**Prompt**
Retype only the lines below from the one with "Output the Python" to the one with "step = 0.134", inclusive, skipping every image.

**Task inputs**
• • • •
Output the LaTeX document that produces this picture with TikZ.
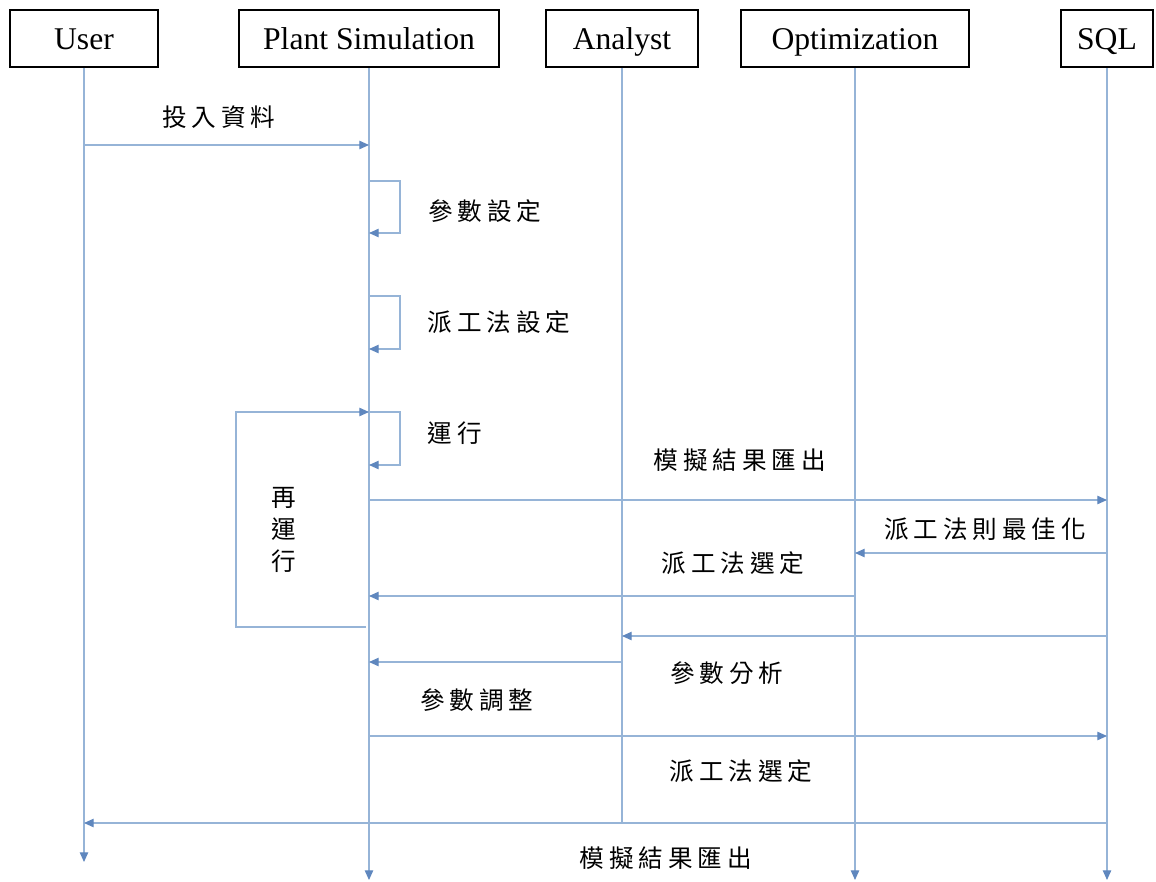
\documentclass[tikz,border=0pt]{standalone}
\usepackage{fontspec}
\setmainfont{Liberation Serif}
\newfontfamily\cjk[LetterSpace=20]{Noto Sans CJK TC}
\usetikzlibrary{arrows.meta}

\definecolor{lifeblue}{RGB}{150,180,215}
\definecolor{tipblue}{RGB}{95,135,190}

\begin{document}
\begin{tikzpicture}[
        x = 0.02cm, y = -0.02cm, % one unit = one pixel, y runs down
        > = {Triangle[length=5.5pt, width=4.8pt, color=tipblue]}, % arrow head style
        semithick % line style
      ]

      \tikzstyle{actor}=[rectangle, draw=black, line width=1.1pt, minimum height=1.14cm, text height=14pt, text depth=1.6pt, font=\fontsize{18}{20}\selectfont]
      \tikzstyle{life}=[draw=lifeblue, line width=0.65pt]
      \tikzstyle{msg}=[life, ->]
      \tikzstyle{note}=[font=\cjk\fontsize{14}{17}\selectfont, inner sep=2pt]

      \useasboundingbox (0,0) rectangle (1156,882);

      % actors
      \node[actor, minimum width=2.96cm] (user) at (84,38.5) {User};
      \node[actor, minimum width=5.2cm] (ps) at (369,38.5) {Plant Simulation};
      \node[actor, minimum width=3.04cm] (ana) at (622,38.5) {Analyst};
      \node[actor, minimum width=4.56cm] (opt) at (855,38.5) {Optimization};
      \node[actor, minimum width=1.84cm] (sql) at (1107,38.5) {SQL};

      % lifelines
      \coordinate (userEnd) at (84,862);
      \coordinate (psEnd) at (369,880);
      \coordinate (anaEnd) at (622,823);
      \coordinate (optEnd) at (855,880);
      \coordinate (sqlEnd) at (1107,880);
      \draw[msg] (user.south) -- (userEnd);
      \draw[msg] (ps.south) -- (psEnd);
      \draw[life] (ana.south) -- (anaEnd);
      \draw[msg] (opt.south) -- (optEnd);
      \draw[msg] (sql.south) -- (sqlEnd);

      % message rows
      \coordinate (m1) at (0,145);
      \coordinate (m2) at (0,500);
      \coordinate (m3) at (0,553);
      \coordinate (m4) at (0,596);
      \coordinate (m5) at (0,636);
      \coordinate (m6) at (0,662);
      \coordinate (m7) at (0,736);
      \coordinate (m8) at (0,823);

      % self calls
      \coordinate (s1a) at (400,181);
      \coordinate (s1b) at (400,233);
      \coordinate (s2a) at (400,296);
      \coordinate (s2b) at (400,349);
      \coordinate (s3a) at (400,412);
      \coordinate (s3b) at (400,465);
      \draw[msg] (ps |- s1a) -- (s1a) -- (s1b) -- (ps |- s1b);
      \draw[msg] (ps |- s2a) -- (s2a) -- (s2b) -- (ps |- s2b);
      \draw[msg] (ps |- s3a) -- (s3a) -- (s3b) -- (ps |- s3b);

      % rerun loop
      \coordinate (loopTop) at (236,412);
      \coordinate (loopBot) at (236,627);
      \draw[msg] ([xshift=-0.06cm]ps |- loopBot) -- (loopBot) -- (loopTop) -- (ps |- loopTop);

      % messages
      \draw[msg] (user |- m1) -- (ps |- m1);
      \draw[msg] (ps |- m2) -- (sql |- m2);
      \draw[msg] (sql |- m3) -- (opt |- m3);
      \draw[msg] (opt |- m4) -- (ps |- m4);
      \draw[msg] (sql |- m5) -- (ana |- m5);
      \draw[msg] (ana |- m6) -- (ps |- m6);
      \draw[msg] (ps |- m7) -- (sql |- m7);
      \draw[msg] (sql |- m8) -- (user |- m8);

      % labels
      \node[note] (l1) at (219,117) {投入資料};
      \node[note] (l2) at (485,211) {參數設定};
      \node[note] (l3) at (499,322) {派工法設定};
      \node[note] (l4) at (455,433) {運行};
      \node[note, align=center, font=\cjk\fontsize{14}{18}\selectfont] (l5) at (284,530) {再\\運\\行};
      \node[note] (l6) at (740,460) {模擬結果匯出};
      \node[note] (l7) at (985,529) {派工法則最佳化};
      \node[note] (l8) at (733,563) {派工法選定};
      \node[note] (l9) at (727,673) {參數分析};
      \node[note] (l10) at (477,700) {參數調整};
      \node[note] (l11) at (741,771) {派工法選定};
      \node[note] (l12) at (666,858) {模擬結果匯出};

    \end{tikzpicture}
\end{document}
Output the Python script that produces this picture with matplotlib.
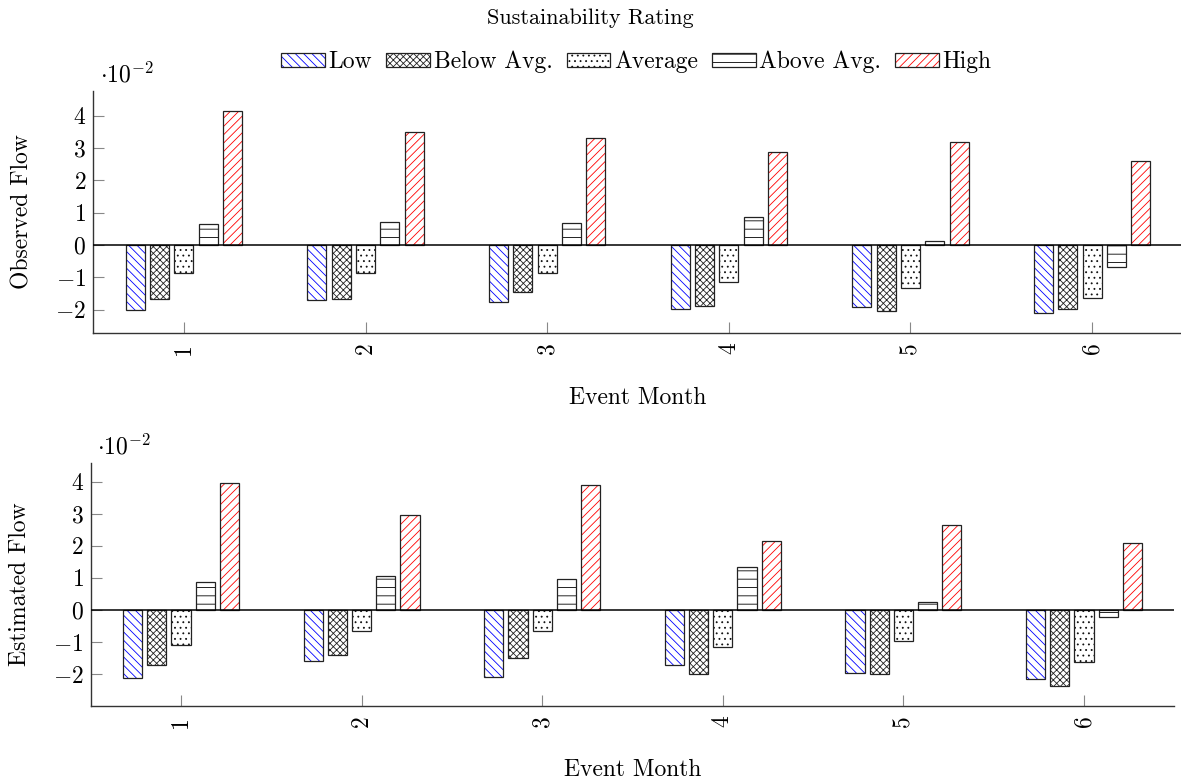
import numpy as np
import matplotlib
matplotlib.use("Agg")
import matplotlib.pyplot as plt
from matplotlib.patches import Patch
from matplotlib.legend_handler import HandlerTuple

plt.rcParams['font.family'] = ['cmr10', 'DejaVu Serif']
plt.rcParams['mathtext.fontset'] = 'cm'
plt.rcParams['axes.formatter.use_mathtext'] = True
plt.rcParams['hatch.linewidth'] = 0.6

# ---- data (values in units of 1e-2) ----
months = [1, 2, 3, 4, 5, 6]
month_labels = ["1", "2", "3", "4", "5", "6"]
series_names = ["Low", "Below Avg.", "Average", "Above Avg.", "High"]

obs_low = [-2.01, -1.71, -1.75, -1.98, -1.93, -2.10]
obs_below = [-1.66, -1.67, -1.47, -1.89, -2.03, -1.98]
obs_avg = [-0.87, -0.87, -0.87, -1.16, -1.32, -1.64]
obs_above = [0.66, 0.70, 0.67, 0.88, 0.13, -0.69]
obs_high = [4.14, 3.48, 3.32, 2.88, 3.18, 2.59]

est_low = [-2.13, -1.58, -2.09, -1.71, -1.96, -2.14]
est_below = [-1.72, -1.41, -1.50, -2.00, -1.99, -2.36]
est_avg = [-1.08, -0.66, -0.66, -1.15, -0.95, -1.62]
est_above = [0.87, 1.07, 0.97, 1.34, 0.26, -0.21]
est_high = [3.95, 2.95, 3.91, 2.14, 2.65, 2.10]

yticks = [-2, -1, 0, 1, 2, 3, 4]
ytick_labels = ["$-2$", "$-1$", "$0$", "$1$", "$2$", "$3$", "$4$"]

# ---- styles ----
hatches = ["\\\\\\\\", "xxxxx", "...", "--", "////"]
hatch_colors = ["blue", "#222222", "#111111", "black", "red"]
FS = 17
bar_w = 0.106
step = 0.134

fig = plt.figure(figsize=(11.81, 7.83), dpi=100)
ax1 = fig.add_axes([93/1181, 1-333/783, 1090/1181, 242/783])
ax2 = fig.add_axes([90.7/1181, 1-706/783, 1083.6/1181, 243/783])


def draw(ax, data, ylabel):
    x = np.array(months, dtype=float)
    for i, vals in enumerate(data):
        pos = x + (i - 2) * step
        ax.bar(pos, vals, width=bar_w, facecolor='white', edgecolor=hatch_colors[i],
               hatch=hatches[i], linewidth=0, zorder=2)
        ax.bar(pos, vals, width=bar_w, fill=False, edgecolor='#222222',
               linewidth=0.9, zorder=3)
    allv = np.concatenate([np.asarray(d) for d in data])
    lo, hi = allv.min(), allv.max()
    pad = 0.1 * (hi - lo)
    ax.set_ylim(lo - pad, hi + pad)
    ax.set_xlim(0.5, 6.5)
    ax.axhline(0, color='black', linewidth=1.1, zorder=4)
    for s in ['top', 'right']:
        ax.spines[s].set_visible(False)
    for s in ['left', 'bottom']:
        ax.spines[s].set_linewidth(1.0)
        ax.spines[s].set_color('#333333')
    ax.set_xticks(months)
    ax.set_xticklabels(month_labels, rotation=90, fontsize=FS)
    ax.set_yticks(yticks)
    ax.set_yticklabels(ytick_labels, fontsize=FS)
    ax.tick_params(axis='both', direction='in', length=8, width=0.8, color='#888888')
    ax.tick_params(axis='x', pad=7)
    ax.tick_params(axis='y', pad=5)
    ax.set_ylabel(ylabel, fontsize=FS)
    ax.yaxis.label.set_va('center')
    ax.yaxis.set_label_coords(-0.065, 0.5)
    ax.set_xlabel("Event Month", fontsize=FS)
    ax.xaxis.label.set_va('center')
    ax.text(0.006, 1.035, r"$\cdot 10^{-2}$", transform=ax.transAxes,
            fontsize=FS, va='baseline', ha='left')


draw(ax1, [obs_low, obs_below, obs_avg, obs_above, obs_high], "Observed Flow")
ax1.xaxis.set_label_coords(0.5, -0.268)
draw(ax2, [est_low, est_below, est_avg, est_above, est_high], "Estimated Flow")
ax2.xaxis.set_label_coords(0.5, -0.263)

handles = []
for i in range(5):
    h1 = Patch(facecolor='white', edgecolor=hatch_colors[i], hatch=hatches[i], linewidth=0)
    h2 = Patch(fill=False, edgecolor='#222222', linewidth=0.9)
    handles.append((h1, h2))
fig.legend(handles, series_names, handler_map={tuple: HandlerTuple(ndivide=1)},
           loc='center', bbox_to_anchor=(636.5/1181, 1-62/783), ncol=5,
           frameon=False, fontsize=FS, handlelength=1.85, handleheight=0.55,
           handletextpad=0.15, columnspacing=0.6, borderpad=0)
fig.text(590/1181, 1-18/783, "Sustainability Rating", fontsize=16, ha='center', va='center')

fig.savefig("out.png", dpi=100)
• • • •
**Exercise solution**
Output the Python script that produces this picture with matplotlib.
import numpy as np
import matplotlib
matplotlib.use("Agg")
import matplotlib.pyplot as plt
from matplotlib.patches import Patch
from matplotlib.legend_handler import HandlerTuple

plt.rcParams['font.family'] = ['cmr10', 'DejaVu Serif']
plt.rcParams['mathtext.fontset'] = 'cm'
plt.rcParams['axes.formatter.use_mathtext'] = True
plt.rcParams['hatch.linewidth'] = 0.6

# ---- data (values in units of 1e-2) ----
months = [1, 2, 3, 4, 5, 6]
month_labels = ["1", "2", "3", "4", "5", "6"]
series_names = ["Low", "Below Avg.", "Average", "Above Avg.", "High"]

obs_low = [-2.01, -1.71, -1.75, -1.98, -1.93, -2.10]
obs_below = [-1.66, -1.67, -1.47, -1.89, -2.03, -1.98]
obs_avg = [-0.87, -0.87, -0.87, -1.16, -1.32, -1.64]
obs_above = [0.66, 0.70, 0.67, 0.88, 0.13, -0.69]
obs_high = [4.14, 3.48, 3.32, 2.88, 3.18, 2.59]

est_low = [-2.13, -1.58, -2.09, -1.71, -1.96, -2.14]
est_below = [-1.72, -1.41, -1.50, -2.00, -1.99, -2.36]
est_avg = [-1.08, -0.66, -0.66, -1.15, -0.95, -1.62]
est_above = [0.87, 1.07, 0.97, 1.34, 0.26, -0.21]
est_high = [3.95, 2.95, 3.91, 2.14, 2.65, 2.10]

yticks = [-2, -1, 0, 1, 2, 3, 4]
ytick_labels = ["$-2$", "$-1$", "$0$", "$1$", "$2$", "$3$", "$4$"]

# ---- styles ----
hatches = ["\\\\\\\\", "xxxxx", "...", "--", "////"]
hatch_colors = ["blue", "#222222", "#111111", "black", "red"]
FS = 17
bar_w = 0.106
step = 0.134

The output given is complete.